Being the who at the heart of transformation
In 1997, less than 10 percent of the graduates of Manley Career Academy High School on Chicago’s west side went on to college. In 2011, college-bound seniors made up 65 percent of the graduating class. What accounts for such a dramatic increase?
Not what, but who: Umoja.
Umoja, shorthand for Umoja Student Development Corp., is 27 adults invested in long-term, supportive relationships with students at Manley.
Ted Christians ’96 has been one of those adults since 1999 and is now Umoja’s executive director.
“For us, relationships open the door to helping our young people see and believe in the best version of themselves,” Christians said. “We ask, ‘Who are you meant to be? What do you have to offer the world?’ Then we say, ‘Let’s talk about what it takes to get you there.’”
But Umoja goes way beyond talk. It walks students along the road toward their dreams. That can mean academic skills workshops, job shadowing and internship opportunities, leadership and service training, scholarships and college visits.
Umoja is the Swahili word for unity, and Umoja, the organization, puts all these components together in a unified approach. For example, the Community Builders summer internship program sends students on what Christians calls “a deep dive into a community issue—violence, for example, or food justice. They debate, learn how to think critically, do surveys, analyze data, meet with city council members, speak publicly and develop media messages. They become part of the solution.”

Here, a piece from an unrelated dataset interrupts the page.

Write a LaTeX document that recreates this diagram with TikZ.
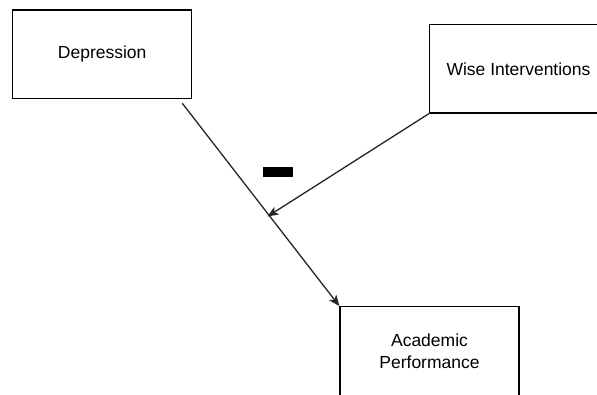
\documentclass[tikz,border=0pt]{standalone}
\usepackage{fontspec}
\setmainfont{Liberation Sans}
\usetikzlibrary{arrows.meta}
\begin{document}
\begin{tikzpicture}[x=1pt,y=-1pt,
  box/.style={draw=black,line width=1.2pt,fill=white,rectangle,inner sep=0pt,
    minimum width=179pt,minimum height=88.5pt,align=center,
    font=\fontsize{17.5}{22}\selectfont},
  link/.style={draw=black!85,line width=1.3pt,-{Stealth[length=11pt,width=9pt,inset=3pt]}}]
\useasboundingbox[fill=white] (0,0) rectangle (597,394);
\node[box] (dep) at (102.2,54.3) {Depression};
\node[box,minimum width=178pt] (wise) at (518.5,68.8) {Wise Interventions};
\node[box,minimum height=90pt] (acad) at (429.5,351.7) {Academic\\Performance};
\coordinate (s1) at (182.3,103.3);
\coordinate (m) at (267.5,216.5);
\node[fill=black,inner sep=0pt,minimum width=29.4pt,minimum height=10pt] (minus) at (278,172.3) {};
\draw[link] (s1) -- (acad.north west);
\draw[link] (wise.south west) -- (m);
\end{tikzpicture}
\end{document}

Crucial to Umoja’s success has been its unique partnership with Manley High. Housed within the school itself, Umoja staff members develop programs in collaboration with teachers and administrators.
“They understand that we have to see our young people holistically,” Christians said. “We have to address their social-emotional needs. If we don’t, it doesn’t matter what anyone teaches. It’s not going to take.”
One way that happens is a weekly advisory period. Teachers meet with students to talk through personal development issues using a curriculum they’ve created in concert with Umoja staff.
Every Wednesday, Manley social studies teacher Tyler Zwagerman ’06 meets with the 15 freshmen in his advisory.
“It’s a time to help them see their own potential and to take ownership for where they’re headed,” Zwagerman said. “That time is something I cherish.”
In another address to students’ social-emotional growth, Umoja has initiated a restorative justice program. Before or after a conflict erupts, students can choose to participate in a peace circle, where trained peers and adults help them talk through a dispute and reconcile.
Zwagerman has participated in those circles. “It gives students a place to defuse,” he said. “Almost always they see it’s not in their best interest to go down the path of violence.”
Last year alone administrators recorded a 43 percent decrease in disciplinary infractions at Manley.
That Manley High School was becoming a dramatically different place caught the attention of Arne Duncan as early as 2002. Now U.S. Secretary of Education, Duncan was then CEO of Chicago Public Schools, and he encouraged Umoja to expand its model. After working carefully for years to develop a replication process that, in Christians’ words, “is organic, and is thoughtful and respectful of each school’s felt needs,” Umoja now partners with nine other deeply challenged Chicago schools, bringing long-term, supportive relationships to over 8,000 students.
And they mean long term.
“The support doesn’t end when they walk across the high school stage,” Christians noted.
Morgan Davis ’07, pictured above with Christians, is Umoja’s alumni coordinator. She spends her days calling, e-mailing and meeting with graduates, whether they’re in college or on the job.
“We remind them that we can be a resource for them—whether linking them to a business professional or scholarship help—and that they can be self-sufficient persons,” she said. “It’s wonderful to see the fire in their eyes, the drive to do and be more.”
Davis, Christians and Zwagerman are quick to add that all this long-term relationship building is hard work: “intense conversations over long days in an emotionally charged environment.”
But it energizes them, too, to be part of the who at the heart of transformation.
“Giving our students the opportunities more privileged schools take for granted not only transforms them, it transforms us, and it’s transforming this community,” Christians said. “Educational equality is a justice issue that could transform this country.”